Items from a dataset:
* START *
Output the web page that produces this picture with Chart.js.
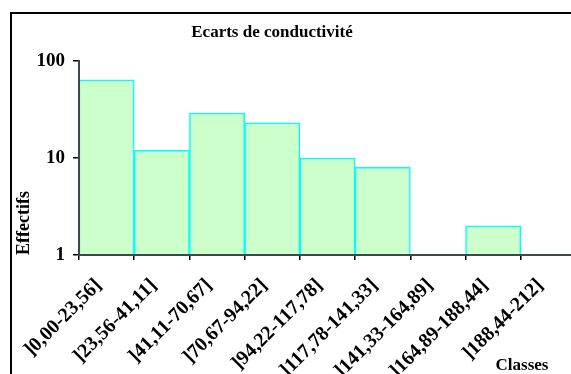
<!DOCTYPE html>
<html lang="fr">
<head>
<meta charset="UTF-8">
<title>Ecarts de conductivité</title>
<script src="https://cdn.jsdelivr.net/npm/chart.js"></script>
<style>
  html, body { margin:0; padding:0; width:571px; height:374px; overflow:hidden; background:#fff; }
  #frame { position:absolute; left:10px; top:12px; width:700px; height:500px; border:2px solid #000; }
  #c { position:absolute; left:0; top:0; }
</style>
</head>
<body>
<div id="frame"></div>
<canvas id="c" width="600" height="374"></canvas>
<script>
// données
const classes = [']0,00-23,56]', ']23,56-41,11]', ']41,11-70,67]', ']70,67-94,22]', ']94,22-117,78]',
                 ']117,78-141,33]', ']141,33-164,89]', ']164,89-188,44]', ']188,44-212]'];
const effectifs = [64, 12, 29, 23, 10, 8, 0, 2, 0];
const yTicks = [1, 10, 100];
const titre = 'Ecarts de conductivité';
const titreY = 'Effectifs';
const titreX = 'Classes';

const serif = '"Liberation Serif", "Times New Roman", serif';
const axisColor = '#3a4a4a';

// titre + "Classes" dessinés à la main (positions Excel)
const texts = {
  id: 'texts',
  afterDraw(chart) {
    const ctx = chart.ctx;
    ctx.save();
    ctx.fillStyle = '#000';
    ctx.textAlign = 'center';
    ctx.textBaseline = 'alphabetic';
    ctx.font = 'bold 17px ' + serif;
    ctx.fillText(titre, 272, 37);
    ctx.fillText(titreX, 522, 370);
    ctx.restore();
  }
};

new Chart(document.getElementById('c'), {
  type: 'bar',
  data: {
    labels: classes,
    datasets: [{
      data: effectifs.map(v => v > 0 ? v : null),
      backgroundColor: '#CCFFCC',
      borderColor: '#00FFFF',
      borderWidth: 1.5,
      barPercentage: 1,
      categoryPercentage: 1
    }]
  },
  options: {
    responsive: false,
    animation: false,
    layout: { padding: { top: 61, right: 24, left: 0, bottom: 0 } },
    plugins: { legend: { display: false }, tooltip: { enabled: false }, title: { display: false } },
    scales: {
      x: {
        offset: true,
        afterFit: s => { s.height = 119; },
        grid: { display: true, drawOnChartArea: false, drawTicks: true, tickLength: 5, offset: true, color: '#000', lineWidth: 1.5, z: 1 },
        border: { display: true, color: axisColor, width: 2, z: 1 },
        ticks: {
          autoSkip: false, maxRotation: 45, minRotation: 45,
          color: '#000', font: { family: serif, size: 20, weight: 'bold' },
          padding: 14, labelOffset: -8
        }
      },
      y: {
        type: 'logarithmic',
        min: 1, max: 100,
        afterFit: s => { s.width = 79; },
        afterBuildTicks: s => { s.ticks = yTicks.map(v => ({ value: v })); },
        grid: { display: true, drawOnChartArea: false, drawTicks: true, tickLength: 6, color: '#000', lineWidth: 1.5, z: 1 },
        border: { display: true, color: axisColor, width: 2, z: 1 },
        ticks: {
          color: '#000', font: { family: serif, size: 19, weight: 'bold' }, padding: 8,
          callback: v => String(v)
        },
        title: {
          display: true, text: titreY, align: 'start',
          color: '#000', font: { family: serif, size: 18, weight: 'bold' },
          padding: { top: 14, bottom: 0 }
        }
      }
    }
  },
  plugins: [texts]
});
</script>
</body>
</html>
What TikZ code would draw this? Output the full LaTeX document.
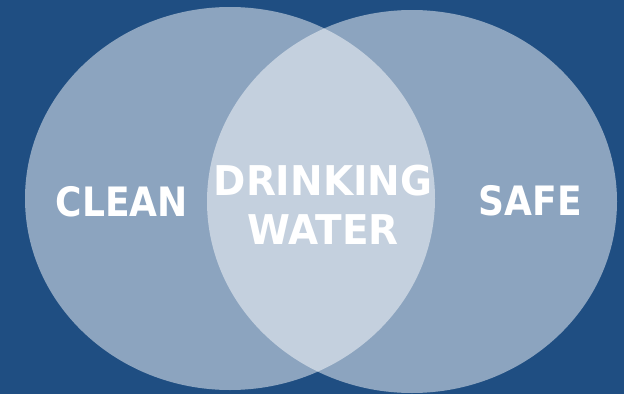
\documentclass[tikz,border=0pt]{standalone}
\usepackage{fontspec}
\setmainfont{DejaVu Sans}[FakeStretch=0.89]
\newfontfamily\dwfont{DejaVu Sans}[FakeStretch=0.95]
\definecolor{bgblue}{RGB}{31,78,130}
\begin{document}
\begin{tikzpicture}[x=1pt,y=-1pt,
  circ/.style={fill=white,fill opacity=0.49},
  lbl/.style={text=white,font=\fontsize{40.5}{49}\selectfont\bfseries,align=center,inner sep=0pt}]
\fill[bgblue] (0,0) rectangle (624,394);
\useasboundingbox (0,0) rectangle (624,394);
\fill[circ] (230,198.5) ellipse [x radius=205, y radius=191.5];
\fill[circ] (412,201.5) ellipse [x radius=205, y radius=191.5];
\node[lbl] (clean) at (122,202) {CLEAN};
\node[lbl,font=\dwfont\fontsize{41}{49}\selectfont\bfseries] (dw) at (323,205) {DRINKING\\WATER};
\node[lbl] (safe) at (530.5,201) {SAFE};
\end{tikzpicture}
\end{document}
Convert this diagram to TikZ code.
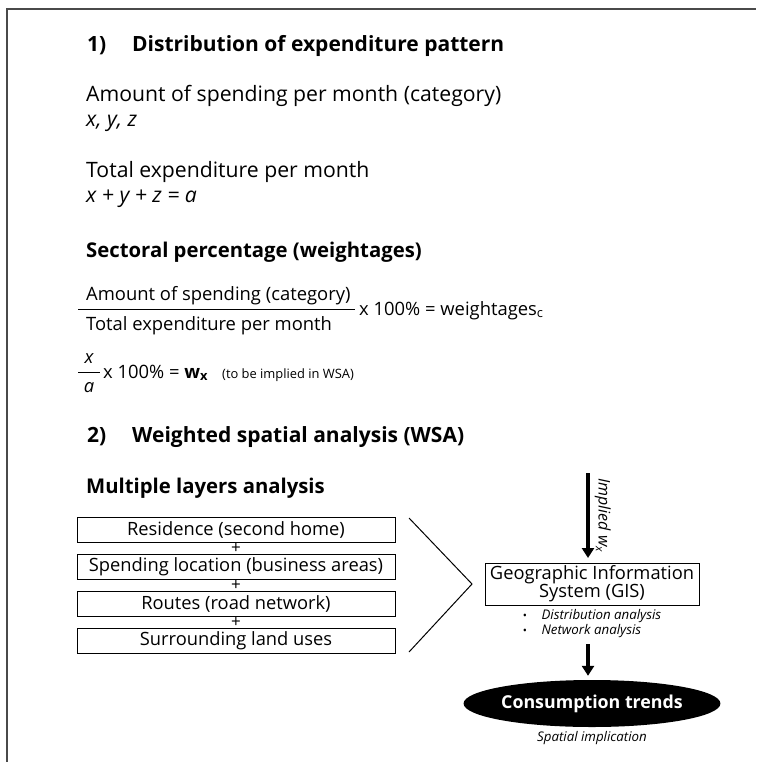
* END *
# Given instruction:
Restate each line of the records exactly; pictures do not belong in the copy.

# Full response:
Output the web page that produces this picture with Chart.js.
<!DOCTYPE html>
<html lang="fr">
<head>
<meta charset="UTF-8">
<title>Ecarts de conductivité</title>
<script src="https://cdn.jsdelivr.net/npm/chart.js"></script>
<style>
  html, body { margin:0; padding:0; width:571px; height:374px; overflow:hidden; background:#fff; }
  #frame { position:absolute; left:10px; top:12px; width:700px; height:500px; border:2px solid #000; }
  #c { position:absolute; left:0; top:0; }
</style>
</head>
<body>
<div id="frame"></div>
<canvas id="c" width="600" height="374"></canvas>
<script>
// données
const classes = [']0,00-23,56]', ']23,56-41,11]', ']41,11-70,67]', ']70,67-94,22]', ']94,22-117,78]',
                 ']117,78-141,33]', ']141,33-164,89]', ']164,89-188,44]', ']188,44-212]'];
const effectifs = [64, 12, 29, 23, 10, 8, 0, 2, 0];
const yTicks = [1, 10, 100];
const titre = 'Ecarts de conductivité';
const titreY = 'Effectifs';
const titreX = 'Classes';

const serif = '"Liberation Serif", "Times New Roman", serif';
const axisColor = '#3a4a4a';

// titre + "Classes" dessinés à la main (positions Excel)
const texts = {
  id: 'texts',
  afterDraw(chart) {
    const ctx = chart.ctx;
    ctx.save();
    ctx.fillStyle = '#000';
    ctx.textAlign = 'center';
    ctx.textBaseline = 'alphabetic';
    ctx.font = 'bold 17px ' + serif;
    ctx.fillText(titre, 272, 37);
    ctx.fillText(titreX, 522, 370);
    ctx.restore();
  }
};

new Chart(document.getElementById('c'), {
  type: 'bar',
  data: {
    labels: classes,
    datasets: [{
      data: effectifs.map(v => v > 0 ? v : null),
      backgroundColor: '#CCFFCC',
      borderColor: '#00FFFF',
      borderWidth: 1.5,
      barPercentage: 1,
      categoryPercentage: 1
    }]
  },
  options: {
    responsive: false,
    animation: false,
    layout: { padding: { top: 61, right: 24, left: 0, bottom: 0 } },
    plugins: { legend: { display: false }, tooltip: { enabled: false }, title: { display: false } },
    scales: {
      x: {
        offset: true,
        afterFit: s => { s.height = 119; },
        grid: { display: true, drawOnChartArea: false, drawTicks: true, tickLength: 5, offset: true, color: '#000', lineWidth: 1.5, z: 1 },
        border: { display: true, color: axisColor, width: 2, z: 1 },
        ticks: {
          autoSkip: false, maxRotation: 45, minRotation: 45,
          color: '#000', font: { family: serif, size: 20, weight: 'bold' },
          padding: 14, labelOffset: -8
        }
      },
      y: {
        type: 'logarithmic',
        min: 1, max: 100,
        afterFit: s => { s.width = 79; },
        afterBuildTicks: s => { s.ticks = yTicks.map(v => ({ value: v })); },
        grid: { display: true, drawOnChartArea: false, drawTicks: true, tickLength: 6, color: '#000', lineWidth: 1.5, z: 1 },
        border: { display: true, color: axisColor, width: 2, z: 1 },
        ticks: {
          color: '#000', font: { family: serif, size: 19, weight: 'bold' }, padding: 8,
          callback: v => String(v)
        },
        title: {
          display: true, text: titreY, align: 'start',
          color: '#000', font: { family: serif, size: 18, weight: 'bold' },
          padding: { top: 14, bottom: 0 }
        }
      }
    }
  },
  plugins: [texts]
});
</script>
</body>
</html>
What TikZ code would draw this? Output the full LaTeX document.
\documentclass[tikz,border=0pt]{standalone}
\usepackage{fontspec}
\setmainfont{DejaVu Sans}[FakeStretch=0.89]
\newfontfamily\dwfont{DejaVu Sans}[FakeStretch=0.95]
\definecolor{bgblue}{RGB}{31,78,130}
\begin{document}
\begin{tikzpicture}[x=1pt,y=-1pt,
  circ/.style={fill=white,fill opacity=0.49},
  lbl/.style={text=white,font=\fontsize{40.5}{49}\selectfont\bfseries,align=center,inner sep=0pt}]
\fill[bgblue] (0,0) rectangle (624,394);
\useasboundingbox (0,0) rectangle (624,394);
\fill[circ] (230,198.5) ellipse [x radius=205, y radius=191.5];
\fill[circ] (412,201.5) ellipse [x radius=205, y radius=191.5];
\node[lbl] (clean) at (122,202) {CLEAN};
\node[lbl,font=\dwfont\fontsize{41}{49}\selectfont\bfseries] (dw) at (323,205) {DRINKING\\WATER};
\node[lbl] (safe) at (530.5,201) {SAFE};
\end{tikzpicture}
\end{document}
Convert this diagram to TikZ code.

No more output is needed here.